= Miss Celie's Blues =

Song from The Color Purple (1985)

"Miss Celie's Blues", also known as "Sister", is a song from the Steven Spielberg film The Color Purple (1985), with music by Quincy Jones and Rod Temperton and lyrics by the two of them with Lionel Richie, performed by Táta Vega. The song was nominated for an Academy Award for Best Music, Original Song in 1986.

==Background==

During the song, composed in a blues/ragtime style, the singer explains to her "sister" that she has her in her mind as a kindred spirit. She sings that after a long period of loneliness on the road, she has finally become "someone" and hopes that her sister is also.

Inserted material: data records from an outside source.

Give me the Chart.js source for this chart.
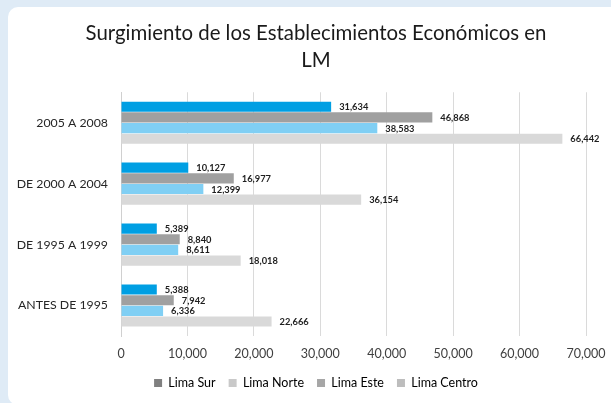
<!DOCTYPE html>
<html>
<head>
<meta charset="utf-8">
<script src="https://cdn.jsdelivr.net/npm/chart.js@4.4.1/dist/chart.umd.min.js"></script>
<style>
  html, body { margin: 0; padding: 0; width: 611px; height: 403px; overflow: hidden; background: #DFEBF6; }
  #card { position: absolute; left: 8px; top: 7px; width: 660px; height: 398px; background: #FFFFFF; border-radius: 10px; }
  #c { position: absolute; left: 8px; top: 7px; }
</style>
</head>
<body>
<div id="card"></div>
<canvas id="c" width="616" height="396"></canvas>
<script>
const categories = ['2005 A 2008', 'DE 2000 A 2004', 'DE 1995 A 1999', 'ANTES DE 1995'];
const seriesNames = ['Lima Sur', 'Lima Norte', 'Lima Este', 'Lima Centro'];
const limaSur = [31634, 10127, 5389, 5388];
const limaNorte = [46868, 16977, 8840, 7942];
const limaEste = [38583, 12399, 8611, 6336];
const limaCentro = [66442, 36154, 18018, 22666];
const xTicks = [0, 10000, 20000, 30000, 40000, 50000, 60000, 70000];
const titleLines = ['Surgimiento de los Establecimientos Económicos en', 'LM'];

const barColors = ['#009FE3', '#A0A0A0', '#80CFF4', '#D9D9D9'];
const legendColors = ['#808080', '#C9C9C9', '#A6A6A6', '#BDBDBD'];
const FONT = 'Lato, "Open Sans", sans-serif';

const fmt = v => Number(v).toLocaleString('en-US');

const valueLabels = {
  id: 'valueLabels',
  afterDatasetsDraw(chart) {
    const ctx = chart.ctx;
    ctx.save();
    ctx.font = 'bold 9.3px ' + FONT;
    ctx.fillStyle = '#1E1E1E';
    ctx.textBaseline = 'middle';
    ctx.textAlign = 'left';
    chart.data.datasets.forEach((ds, i) => {
      const meta = chart.getDatasetMeta(i);
      meta.data.forEach((el, j) => {
        ctx.fillText(fmt(ds.data[j]), el.x + 8, el.y + 0.5);
      });
    });
    ctx.restore();
  }
};

const seriesData = [limaSur, limaNorte, limaEste, limaCentro];

new Chart(document.getElementById('c'), {
  type: 'bar',
  data: {
    labels: categories,
    datasets: seriesNames.map((name, i) => ({
      label: name,
      data: seriesData[i],
      backgroundColor: barColors[i],
      borderWidth: 0,
      barPercentage: 0.95,
      categoryPercentage: 0.7
    }))
  },
  options: {
    indexAxis: 'y',
    responsive: false,
    animation: false,
    devicePixelRatio: 1,
    layout: { padding: { left: 0, right: 0, top: 0, bottom: 3.75 } },
    plugins: {
      title: {
        display: true,
        text: titleLines,
        color: '#1A1A1A',
        font: { family: FONT, size: 20.4, weight: 'normal', lineHeight: 1.33 },
        padding: { top: 12.5, bottom: 18.5 }
      },
      legend: {
        display: true,
        position: 'bottom',
        labels: {
          boxWidth: 8,
          boxHeight: 8,
          padding: 13,
          color: '#595959',
          font: { family: FONT, size: 12.5 },
          generateLabels(chart) {
            return seriesNames.map((n, i) => ({
              text: n,
              fillStyle: legendColors[i],
              strokeStyle: legendColors[i],
              lineWidth: 0,
              hidden: false,
              datasetIndex: i
            }));
          }
        }
      },
      tooltip: { enabled: false }
    },
    scales: {
      x: {
        min: 0,
        max: 70000,
        afterBuildTicks(scale) { scale.ticks = xTicks.map(v => ({ value: v })); },
        ticks: {
          color: '#404040',
          font: { family: FONT, size: 12.5 },
          padding: 10.5,
          callback: v => fmt(v),
          maxRotation: 0
        },
        grid: { color: '#DADADA', lineWidth: 1, drawTicks: false },
        border: { display: false },
        afterFit(scale) { scale.height = 27.75; }
      },
      y: {
        ticks: {
          color: '#262626',
          font: { family: FONT, size: 12.3 },
          padding: 13
        },
        grid: { display: false, drawTicks: false },
        border: { display: true, color: '#D0D0D0', width: 1 },
        afterFit(scale) { scale.width = 113; }
      },
      yRightSpace: {
        type: 'category',
        position: 'right',
        display: true,
        ticks: { display: false },
        grid: { display: false, drawTicks: false },
        border: { display: false },
        afterFit(scale) { scale.width = 38; }
      }
    }
  },
  plugins: [valueLabels]
});
</script>
</body>
</html>
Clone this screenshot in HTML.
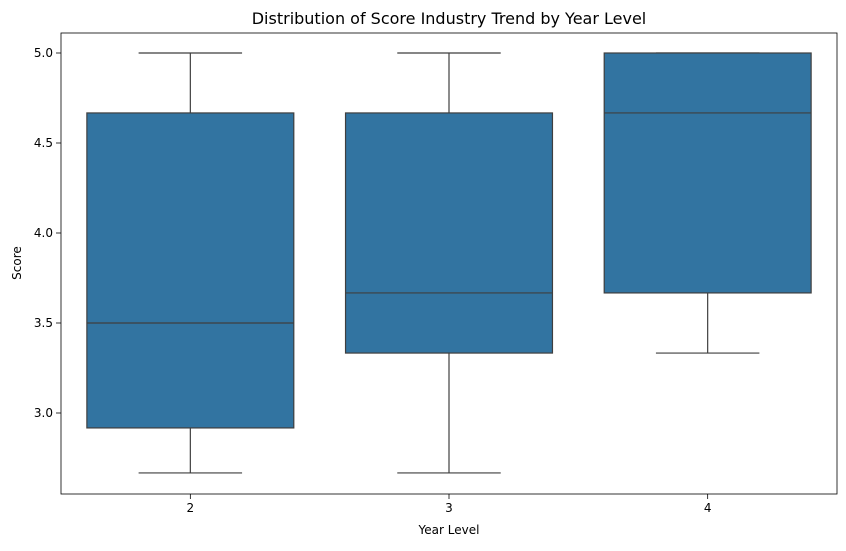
<!DOCTYPE html>
<html><head><meta charset="utf-8"><style>
body{margin:0;background:#fff;font-family:"DejaVu Sans","Liberation Sans",sans-serif}
</style></head><body>
<svg id="chart" width="846" height="547" font-family="DejaVu Sans, Liberation Sans, sans-serif"></svg>
<script>
const categories=["2","3","4"];
const whiskerLow=[2.667,2.667,3.333];
const q1=[2.917,3.333,3.667];
const medians=[3.5,3.667,4.667];
const q3=[4.667,4.667,5.0];
const whiskerHigh=[5.0,5.0,5.0];
const yTicks=[3.0,3.5,4.0,4.5,5.0];
const yTickLabels=["3.0","3.5","4.0","4.5","5.0"];

const L=61,R=837,T=33,B=494;
const ymin=2.55,ymax=5.1111;
const y=v=>B-(v-ymin)/(ymax-ymin)*(B-T);
const step=(R-L)/categories.length;
const x=i=>L+step*(i+0.5);
const svg=document.getElementById('chart');
const NS='http://www.w3.org/2000/svg';
function mk(tag,a,p){const e=document.createElementNS(NS,tag);for(const k in a)e.setAttribute(k,a[k]);(p||svg).appendChild(e);return e;}

const t=mk('text',{x:449,y:24,'text-anchor':'middle','font-size':16,fill:'#000'});


t.textContent='Distribution of Score Industry Trend by Year Level';

categories.forEach((c,i)=>{
  const g=mk('g',{});
  
  
  const cx=x(i),w=step*0.8,cap=w/2;
  mk('line',{x1:cx,x2:cx,y1:y(whiskerLow[i]),y2:y(q1[i]),stroke:'#3f3f3f','stroke-width':1.2},g);
  mk('line',{x1:cx,x2:cx,y1:y(q3[i]),y2:y(whiskerHigh[i]),stroke:'#3f3f3f','stroke-width':1.2},g);
  mk('line',{x1:cx-cap/2,x2:cx+cap/2,y1:y(whiskerLow[i]),y2:y(whiskerLow[i]),stroke:'#3f3f3f','stroke-width':1.2},g);
  mk('line',{x1:cx-cap/2,x2:cx+cap/2,y1:y(whiskerHigh[i]),y2:y(whiskerHigh[i]),stroke:'#3f3f3f','stroke-width':1.2},g);
  mk('rect',{x:cx-w/2,y:y(q3[i]),width:w,height:y(q1[i])-y(q3[i]),fill:'#3274a1',stroke:'#3f3f3f','stroke-width':1.2},g);
  mk('line',{x1:cx-w/2,x2:cx+w/2,y1:y(medians[i]),y2:y(medians[i]),stroke:'#3f3f3f','stroke-width':1.2},g);
  mk('line',{x1:cx,x2:cx,y1:B,y2:B+5,stroke:'#000','stroke-width':0.8});
  const tl=mk('text',{x:cx,y:B+18,'text-anchor':'middle','font-size':12});
  
  
  tl.textContent=c;
});
yTicks.forEach((v,i)=>{
  mk('line',{x1:L-5,x2:L,y1:y(v),y2:y(v),stroke:'#000','stroke-width':0.8});
  const tl=mk('text',{x:L-8,y:y(v)+4,'text-anchor':'end','font-size':12});
  
  
  tl.textContent=yTickLabels[i];
});
const frame=mk('rect',{x:L,y:T,width:R-L,height:B-T,fill:'none',stroke:'#000','stroke-width':0.8});


const xl=mk('text',{x:449,y:534,'text-anchor':'middle','font-size':12});


xl.textContent='Year Level';
const yl=mk('text',{x:21,y:263,'text-anchor':'middle','font-size':12,transform:'rotate(-90 21 263)'});


yl.textContent='Score';
</script>
</body></html>
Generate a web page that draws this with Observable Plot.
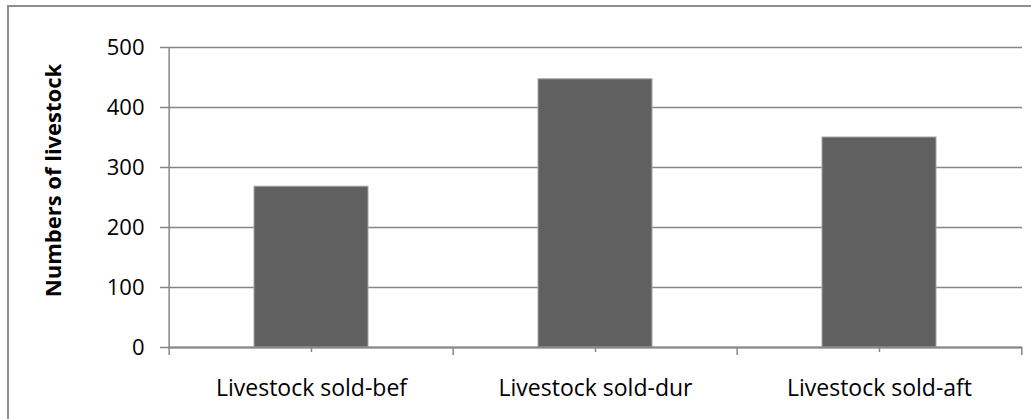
<!DOCTYPE html>
<html><head><meta charset="utf-8">
<script src="https://cdn.jsdelivr.net/npm/d3@7"></script>
<script src="https://cdn.jsdelivr.net/npm/@observablehq/plot@0.6"></script>
<style>
html,body{margin:0;padding:0;background:#fff;overflow:hidden;}
#wrap{position:relative;width:1031px;height:419px;}
#border{position:absolute;left:7px;top:5px;width:1100px;height:500px;border:2px solid #8e8e8e;pointer-events:none;}
</style></head><body><div id="wrap"><div id="border"></div></div>
<script>
const categories = ["Livestock sold-bef", "Livestock sold-dur", "Livestock sold-aft"];
const values = [268, 447, 350];
const yTicks = [0, 100, 200, 300, 400, 500];
const yLabel = "Numbers of livestock";

const W = 1031, H = 419, mL = 168, mR = 9, mT = 47, mB = 72;
const step = (W - mL - mR) / categories.length;
const data = categories.map((c, i) => ({category: c, value: values[i]}));
const gray = "#868686";

const plot = Plot.plot({
  width: W, height: H,
  marginLeft: mL, marginRight: mR, marginTop: mT, marginBottom: mB,
  style: {fontFamily: "'Open Sans', sans-serif", fontSize: "22px", color: "#000", background: "transparent"},
  x: {domain: categories, paddingInner: 0.6, paddingOuter: 0.3, label: null},
  y: {domain: [0, 500], label: null},
  marks: [
    Plot.gridY(yTicks, {stroke: gray, strokeOpacity: 1, strokeWidth: 1.5}),
    Plot.barY(data, {x: "category", y: "value", fill: "#606060", stroke: "#a6a6a6", strokeWidth: 1}),
    Plot.axisY(yTicks, {tickSize: 8, tickPadding: 16, stroke: gray, strokeOpacity: 1, strokeWidth: 1.5, fontSize: 22, fill: "#000", label: null}),
    Plot.ruleX([categories[0]], {y1: 0, y2: 500, dx: -step / 2, stroke: gray, strokeWidth: 1.5}),
    Plot.ruleY([0], {stroke: gray, strokeWidth: 2}),
    Plot.ruleX(categories, {y1: 0, y2: 0, insetBottom: -8, dx: -step / 2, stroke: gray, strokeWidth: 1.5}),
    Plot.ruleX([categories[categories.length - 1]], {y1: 0, y2: 0, insetBottom: -8, dx: step / 2, stroke: gray, strokeWidth: 1.5}),
    Plot.axisX({tickSize: 5, tickPadding: 27, stroke: gray, strokeOpacity: 1, strokeWidth: 1.5, fontSize: 23, fill: "#000", label: null}),
    Plot.text([yLabel], {frameAnchor: "left", rotate: -90, dx: -115, dy: -17, textAnchor: "middle", lineAnchor: "middle", fontWeight: "bold", fontSize: 22, fill: "#000"})
  ]
});
document.getElementById("wrap").prepend(plot);
plot.style.position = "absolute";
plot.style.left = "0";
plot.style.top = "0";
</script>
</body></html>
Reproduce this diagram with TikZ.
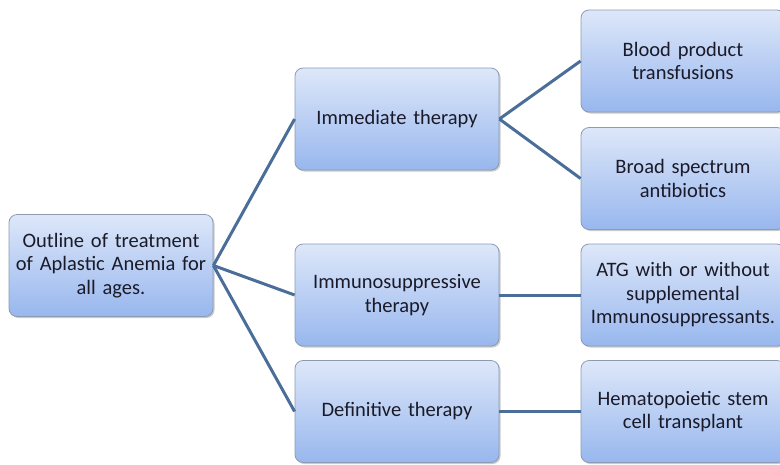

In the 1985 film, the song is sung by Shug to Celie, and portrays the romantic and sexual relationship blossoming between the two women. Although Shug was portrayed by Margaret Avery, her voice was synchronised by Táta Vega, and the harmonica at the beginning of the song was played by Sonny Terry. It appeared in the 2023 film adaptation of the stage musical as a nod to the previous film, performed by Taraji P. Henson as Shug.

==Reception==

"Miss Celie's Blues" was immediately popular with audiences, and Alice Walker, the author of the original novel took an instant liking to it. It became a concert piece independently of the song, and an unofficial anthem of the African-American lesbian community.

The song was covered by Ute Lemper (1987), Elba Ramalho (1989), Renato Russo (1994), Emiliana Torrini (1995), Nikka Costa (1996), Vanessa Petruo (2005), Marjorie Estiano (2005), Luiza Possi (2007) and Eden Atwood (2010). It has also been interpreted in a jazz style by such artists as Pat Thompson, Molly Johnson and Chaka Khan.